New Delhi, Oct 1 (KNN)  Wage gap between emerging and advanced economies will shrink significantly by 2030, suggests a report by PwC, implying that wages in countries like India, China and the Philippines will catch up with those in the developed economies.

“This reflects both higher labour productivity growth in emerging economies and expected long-term appreciation of their currencies over the period to 2030.  It also reflects the marked tendency since the late 1990s for real wages in advanced economies to rise more slowly than productivity growth, which we expect to continue at least in the short term, although it may fade in the longer run,” the PricewaterhouseCoopers (PwC) report said.
 
According to a PwC release, India and the Philippines remain at the lower end of wage projection in relative terms, but average wages in India could more than quadruple over the period in real dollar terms and more than triple in the Philippines.  Real wages in the UK and US are projected to rise by only around a third over the same period, remaining at similar levels to each other.

More striking is how substantially the wage gap could close by 2030.  India’s current average monthly wage is around 25 times smaller than that of the UK.  By 2030, it’s likely it be only 7.5 times smaller.  Average wages in US are currently 7.5 times greater than in Mexico, but the gap could close to a factor of less than 4 times by 2030. Over the same time period, the average monthly Chinese wage could rise to around half that of Spain, it said.

“While any such projections are subject to significant uncertainties, the direction of change is clear.
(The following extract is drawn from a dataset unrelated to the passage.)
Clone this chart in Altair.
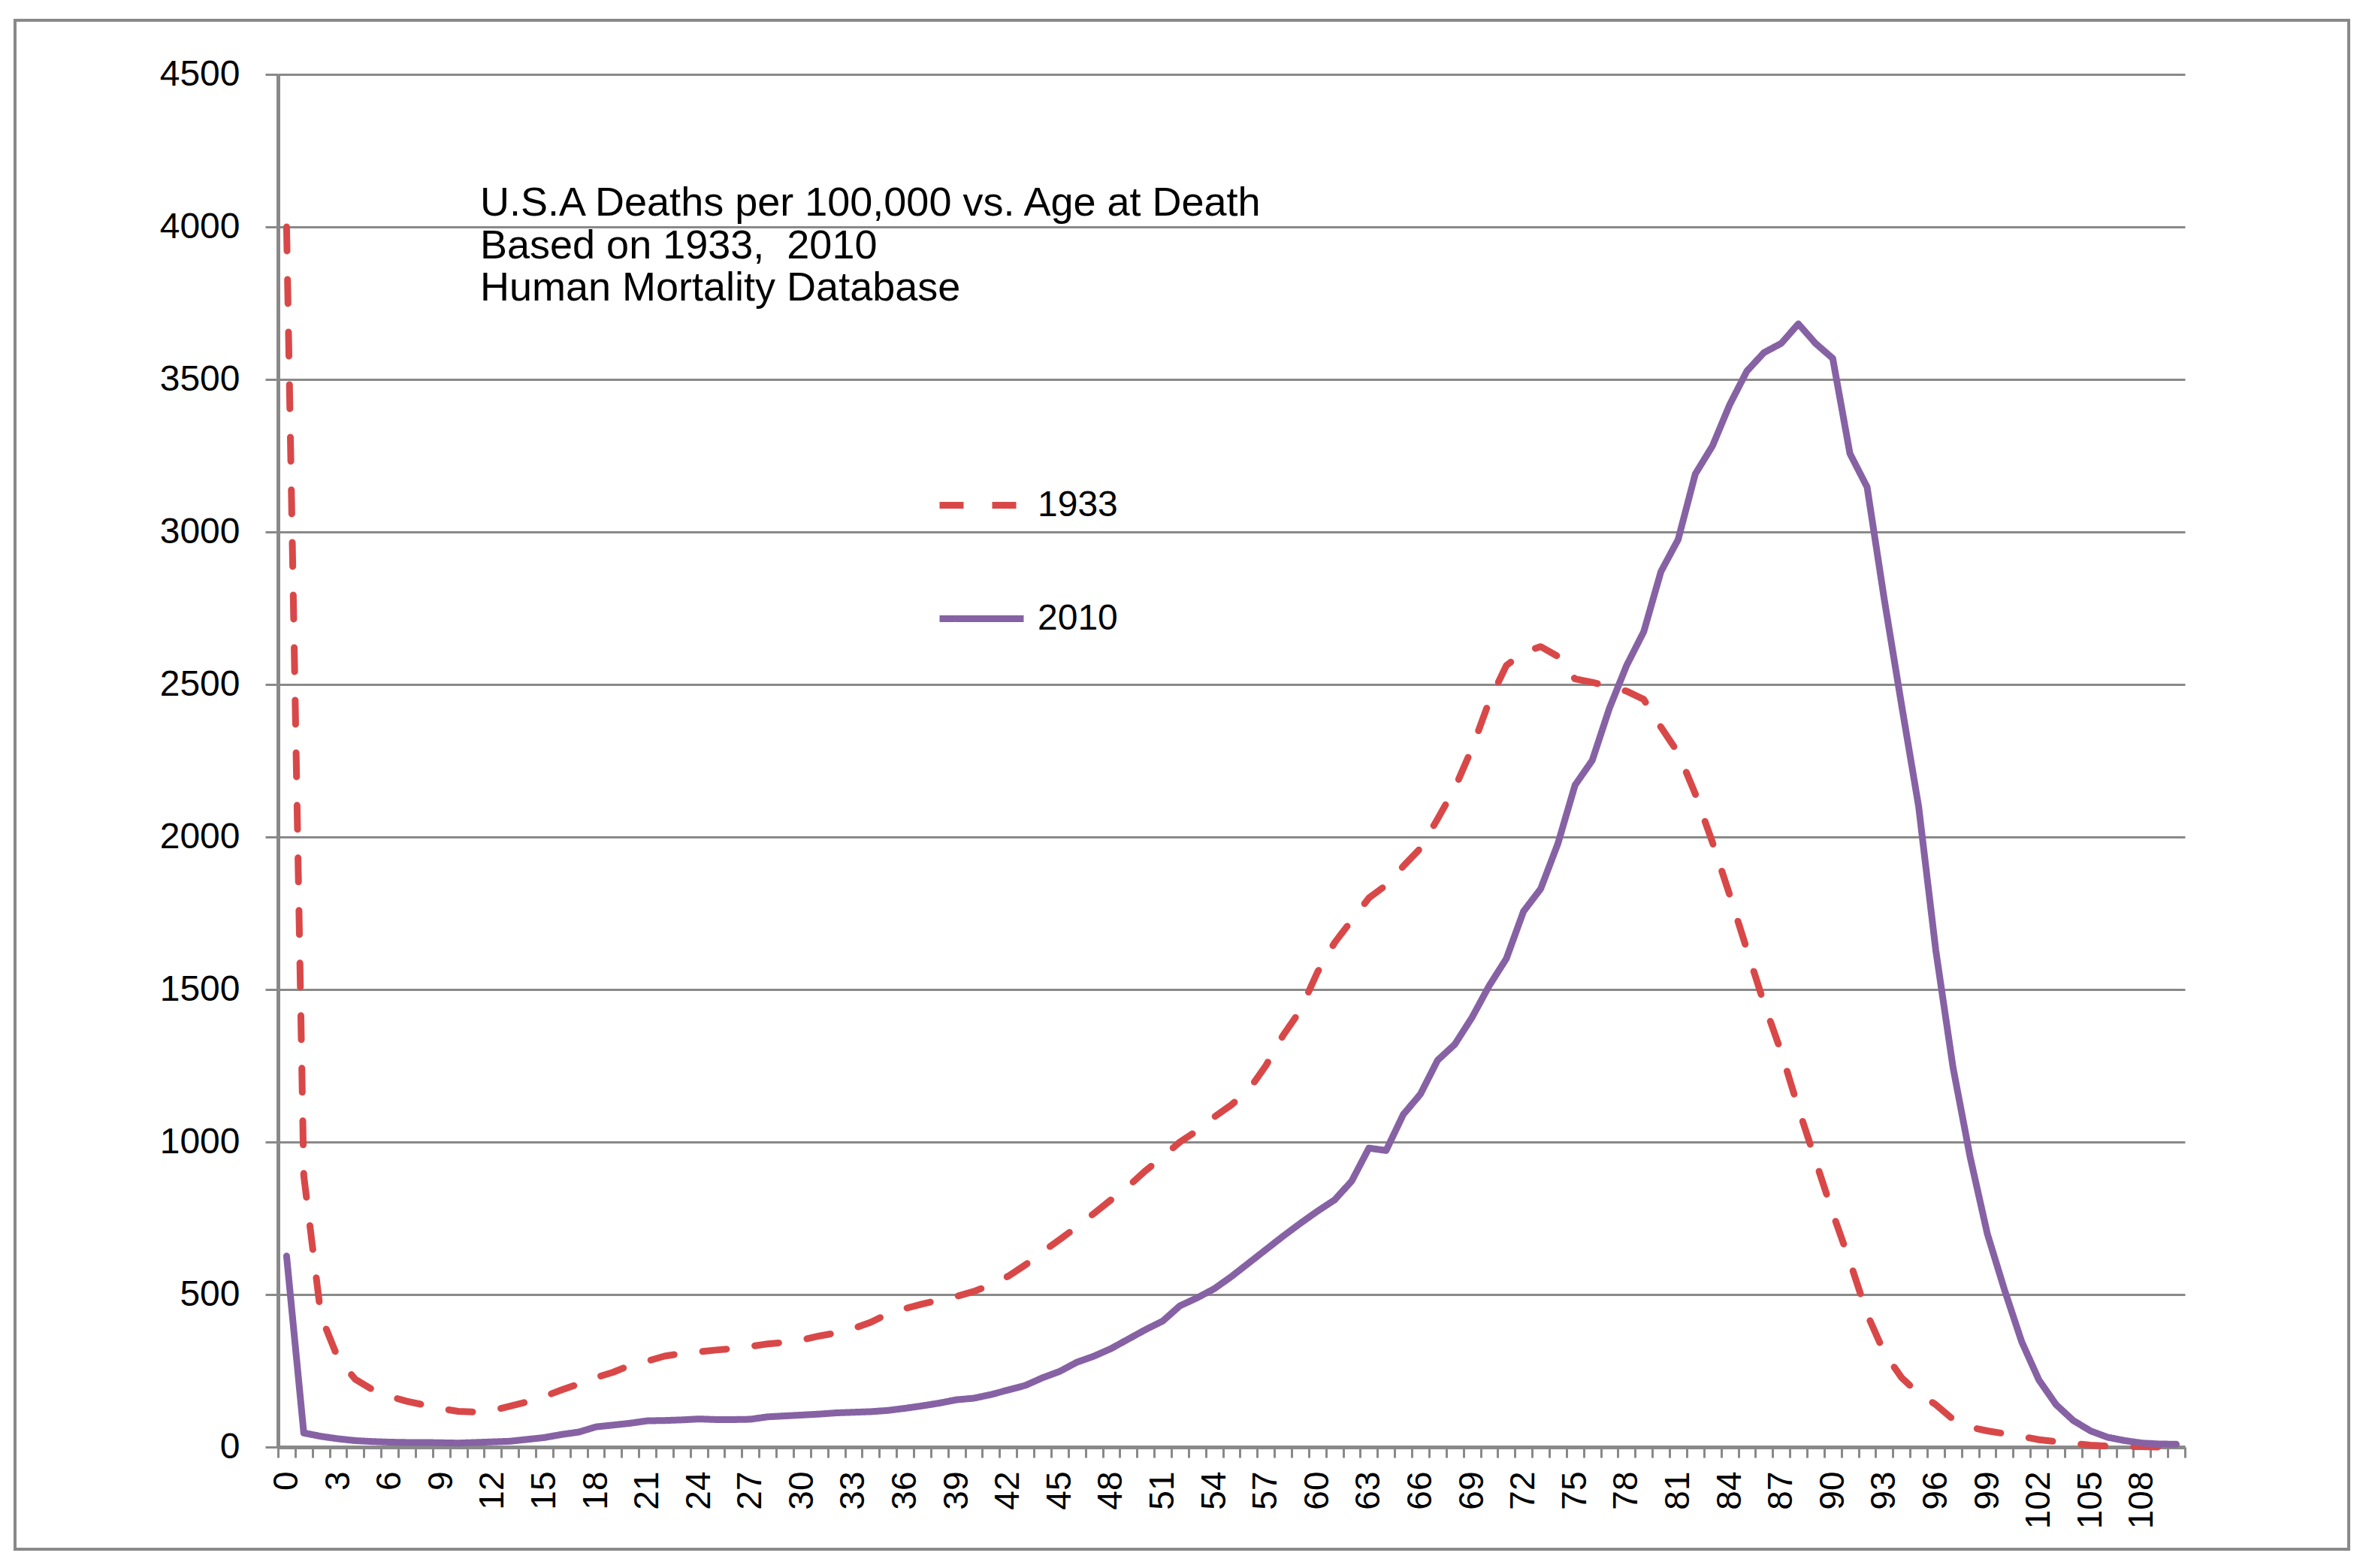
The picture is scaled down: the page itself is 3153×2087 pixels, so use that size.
import altair as alt
import pandas as pd

# ages 0..110, deaths per 100,000
ages = list(range(111))

deaths_1933 = [
    4000, 890, 430, 290, 222, 188, 166, 150, 138, 126,
    117, 115, 120, 134, 148, 166, 187, 207, 228, 245,
    268, 282, 298, 307, 312, 318, 323, 330, 338, 343,
    351, 364, 374, 389, 409, 437, 454, 469, 482, 494,
    510, 532, 560, 597, 640, 680, 722, 766, 811, 855,
    906, 952, 1000, 1037, 1082, 1122, 1170, 1250, 1349, 1431,
    1556, 1653, 1727, 1800, 1842, 1904, 1963, 2059, 2160, 2290,
    2444, 2562, 2606, 2624, 2592, 2518, 2507, 2493, 2478, 2451,
    2360, 2276, 2141, 1982, 1810, 1631, 1454, 1295, 1111, 939,
    767, 608, 436, 309, 228, 175, 139, 91, 65, 53,
    44, 35, 24, 18, 12, 6, 3, 1, 1, 0,
    0,
]

deaths_2010 = [
    626, 46, 35, 27, 21, 18, 16, 15, 15, 14,
    13, 15, 17, 19, 25, 31, 41, 49, 66, 72,
    78, 86, 87, 89, 92, 90, 90, 91, 99, 102,
    105, 108, 112, 114, 116, 120, 127, 135, 144, 155,
    160, 172, 187, 202, 227, 248, 278, 298, 323, 354,
    385, 413, 463, 489, 519, 559, 603, 647, 691, 733,
    773, 810, 872, 980, 972, 1090, 1157, 1268, 1320, 1408,
    1512, 1601, 1756, 1830, 1978, 2170, 2251, 2422, 2562, 2673,
    2870, 2975, 3190, 3282, 3417, 3527, 3588, 3618, 3682, 3618,
    3569, 3257, 3147, 2779, 2435, 2100, 1628, 1245, 950, 699,
    515, 345, 220, 139, 87, 53, 32, 21, 13, 10,
    9,
]

years = ['1933', '2010']
title_lines = [
    'U.S.A Deaths per 100,000 vs. Age at Death',
    'Based on 1933,\u00a0 2010',
    'Human Mortality Database',
]

df = pd.concat([
    pd.DataFrame({'age': ages, 'deaths': deaths_1933, 'year': years[0]}),
    pd.DataFrame({'age': ages, 'deaths': deaths_2010, 'year': years[1]}),
])

FONT = 'Liberation Sans'
GREY = '#898989'
W, H = 2538, 1827

lines = alt.Chart(df).mark_line(
    strokeWidth=9, strokeCap='round', strokeJoin='round'
).encode(
    x=alt.X('age:O', bandPosition=0.5,
            scale=alt.Scale(type='band', paddingInner=0, paddingOuter=0),
            axis=alt.Axis(title=None, tickBand='extent', grid=False,
                          labelExpr="datum.value % 3 == 0 ? datum.label : ''",
                          labelAngle=270, labelAlign='right', labelBaseline='middle',
                          labelOverlap=False, labelFontSize=46, labelPadding=18,
                          tickSize=14, tickWidth=3, tickColor=GREY,
                          domainColor=GREY, domainWidth=5)),
    y=alt.Y('deaths:Q',
            scale=alt.Scale(domain=[0, 4500], nice=False),
            axis=alt.Axis(title=None, values=list(range(0, 4501, 500)), format='d',
                          labelFontSize=48, labelPadding=34,
                          tickSize=17, tickWidth=3, tickColor=GREY,
                          gridColor=GREY, gridWidth=3,
                          domainColor=GREY, domainWidth=5)),
    color=alt.Color('year:N', title=None,
                    scale=alt.Scale(domain=years, range=['#D94848', '#8662A4'])),
    strokeDash=alt.StrokeDash('year:N', title=None,
                              scale=alt.Scale(domain=years, range=[[32, 38], [1, 0]])),
)

# outer chart-area frame
frame = alt.Chart(pd.DataFrame({'f': [0]})).mark_rect(
    filled=False, stroke=GREY, strokeWidth=4
).encode(
    x=alt.value(-350), x2=alt.value(2756),
    y=alt.value(-72), y2=alt.value(1963),
)

chart = alt.layer(frame, lines).properties(
    width=W, height=H,
    autosize=alt.AutoSizeParams(type='none'),
    padding={'left': 362, 'top': 91, 'right': 230, 'bottom': 145},
    title=alt.TitleParams(title_lines, anchor='start', frame='group', orient='top',
                          offset=0, dx=269, dy=386, baseline='top',
                          fontSize=54, fontWeight='normal', font=FONT,
                          lineHeight=56.5, color='black'),
).configure_view(
    stroke=None
).configure_axis(
    labelFont=FONT, labelColor='black'
).configure_legend(
    orient='none', legendX=876, legendY=513, padding=0,
    symbolType='stroke', symbolSize=12544, symbolStrokeWidth=9,
    labelFont=FONT, labelFontSize=48, labelColor='black', labelOffset=14,
    rowPadding=66,
)

chart.save('out.html', embed_options={'renderer': 'svg', 'actions': False})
The large wage advantages enjoyed today by many emerging economies will shrink as their productivity levels catch up with those in advanced economies and their real exchange rates rise as a consequence,” said chief economist at PwC, John Hawksworth.
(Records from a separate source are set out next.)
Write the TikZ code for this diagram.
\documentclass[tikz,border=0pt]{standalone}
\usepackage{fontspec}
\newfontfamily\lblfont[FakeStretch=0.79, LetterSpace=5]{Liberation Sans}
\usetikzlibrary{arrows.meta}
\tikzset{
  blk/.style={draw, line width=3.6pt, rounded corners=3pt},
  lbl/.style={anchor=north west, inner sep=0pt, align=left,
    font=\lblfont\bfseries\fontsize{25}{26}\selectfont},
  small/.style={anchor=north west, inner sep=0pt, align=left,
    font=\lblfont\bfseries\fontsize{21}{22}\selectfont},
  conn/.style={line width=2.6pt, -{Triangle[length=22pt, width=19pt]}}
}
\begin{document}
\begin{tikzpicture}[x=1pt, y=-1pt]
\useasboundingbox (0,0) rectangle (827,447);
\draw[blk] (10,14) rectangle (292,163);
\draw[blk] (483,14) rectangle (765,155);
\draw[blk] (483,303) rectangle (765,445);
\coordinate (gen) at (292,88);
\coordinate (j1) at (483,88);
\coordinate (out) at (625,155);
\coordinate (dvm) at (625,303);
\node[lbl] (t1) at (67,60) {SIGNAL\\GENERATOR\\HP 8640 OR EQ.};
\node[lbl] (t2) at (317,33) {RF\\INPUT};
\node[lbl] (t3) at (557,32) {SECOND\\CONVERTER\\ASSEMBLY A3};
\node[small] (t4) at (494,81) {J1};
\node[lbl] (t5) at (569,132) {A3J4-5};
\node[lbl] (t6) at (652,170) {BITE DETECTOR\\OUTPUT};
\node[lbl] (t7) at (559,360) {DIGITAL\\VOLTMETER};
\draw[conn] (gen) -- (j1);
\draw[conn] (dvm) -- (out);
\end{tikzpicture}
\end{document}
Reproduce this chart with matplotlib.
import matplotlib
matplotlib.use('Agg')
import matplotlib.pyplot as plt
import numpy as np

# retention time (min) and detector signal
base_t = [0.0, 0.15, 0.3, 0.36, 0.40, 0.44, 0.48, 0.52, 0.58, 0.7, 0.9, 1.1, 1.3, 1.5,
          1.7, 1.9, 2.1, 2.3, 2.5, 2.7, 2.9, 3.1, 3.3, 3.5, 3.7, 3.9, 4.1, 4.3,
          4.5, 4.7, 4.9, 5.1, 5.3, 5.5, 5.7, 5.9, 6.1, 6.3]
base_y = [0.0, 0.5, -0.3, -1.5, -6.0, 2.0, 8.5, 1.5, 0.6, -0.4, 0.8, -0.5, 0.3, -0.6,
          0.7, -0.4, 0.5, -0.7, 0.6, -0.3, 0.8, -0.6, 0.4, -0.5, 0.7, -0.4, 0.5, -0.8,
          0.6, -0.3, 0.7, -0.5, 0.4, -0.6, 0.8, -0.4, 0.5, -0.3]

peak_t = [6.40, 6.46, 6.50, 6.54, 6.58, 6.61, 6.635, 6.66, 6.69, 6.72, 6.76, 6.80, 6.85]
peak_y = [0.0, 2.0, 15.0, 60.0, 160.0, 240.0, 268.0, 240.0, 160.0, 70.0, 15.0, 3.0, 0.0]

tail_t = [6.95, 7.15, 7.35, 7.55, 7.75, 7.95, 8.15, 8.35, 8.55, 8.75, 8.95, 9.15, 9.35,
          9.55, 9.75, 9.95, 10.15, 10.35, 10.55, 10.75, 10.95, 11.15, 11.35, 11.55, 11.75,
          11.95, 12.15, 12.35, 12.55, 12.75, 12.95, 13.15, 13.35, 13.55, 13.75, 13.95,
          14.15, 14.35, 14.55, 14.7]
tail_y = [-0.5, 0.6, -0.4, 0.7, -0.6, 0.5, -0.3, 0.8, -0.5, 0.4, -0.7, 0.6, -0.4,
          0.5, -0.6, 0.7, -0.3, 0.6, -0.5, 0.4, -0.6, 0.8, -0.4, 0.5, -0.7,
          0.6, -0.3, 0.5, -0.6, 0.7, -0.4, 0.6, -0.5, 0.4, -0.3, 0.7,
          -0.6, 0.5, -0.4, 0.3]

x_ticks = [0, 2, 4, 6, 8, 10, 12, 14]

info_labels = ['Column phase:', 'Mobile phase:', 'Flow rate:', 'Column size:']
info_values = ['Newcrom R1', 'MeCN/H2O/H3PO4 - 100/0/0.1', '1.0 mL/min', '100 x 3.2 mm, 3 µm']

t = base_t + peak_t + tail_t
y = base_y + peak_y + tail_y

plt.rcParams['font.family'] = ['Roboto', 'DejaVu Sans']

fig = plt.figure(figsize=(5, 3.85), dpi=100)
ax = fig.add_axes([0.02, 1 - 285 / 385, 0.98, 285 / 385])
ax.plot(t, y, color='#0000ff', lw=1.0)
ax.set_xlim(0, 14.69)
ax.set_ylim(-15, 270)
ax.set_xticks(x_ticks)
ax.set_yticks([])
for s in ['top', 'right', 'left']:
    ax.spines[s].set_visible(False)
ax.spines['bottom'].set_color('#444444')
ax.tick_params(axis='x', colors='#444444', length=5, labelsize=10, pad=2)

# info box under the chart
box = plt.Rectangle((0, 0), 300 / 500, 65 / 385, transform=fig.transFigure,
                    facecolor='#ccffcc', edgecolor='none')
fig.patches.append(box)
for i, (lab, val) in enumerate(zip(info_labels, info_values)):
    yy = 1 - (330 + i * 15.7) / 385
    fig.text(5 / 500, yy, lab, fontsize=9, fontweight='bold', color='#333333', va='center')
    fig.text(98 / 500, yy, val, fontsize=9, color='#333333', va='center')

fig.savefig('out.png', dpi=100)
As far as China is concerned, as its relative wage levels rise, it will become more attractive as a consumer market and less important as a low cost production location. This will also apply to other middle income emerging economies such as Poland, Turkey, Mexico and South Africa.
 
However, countries such as India and the Philippines could become more attractive manufacturing locations due to their continued relatively low wage levels compared to China, but only if they can provide the right institutional environments and improve their transport and energy infrastructure.
 
Significantly, current economic problems in India may also impact upon firms’ willingness to expand there in the short term, but the country still has great long-term potential, it said. 
 
The PwC analysis is based on estimates of relative average monthly wage levels from the International Labour Organisation (ILO), projected forward to 2030 using results from PwC’s latest ‘World in 2050’ report.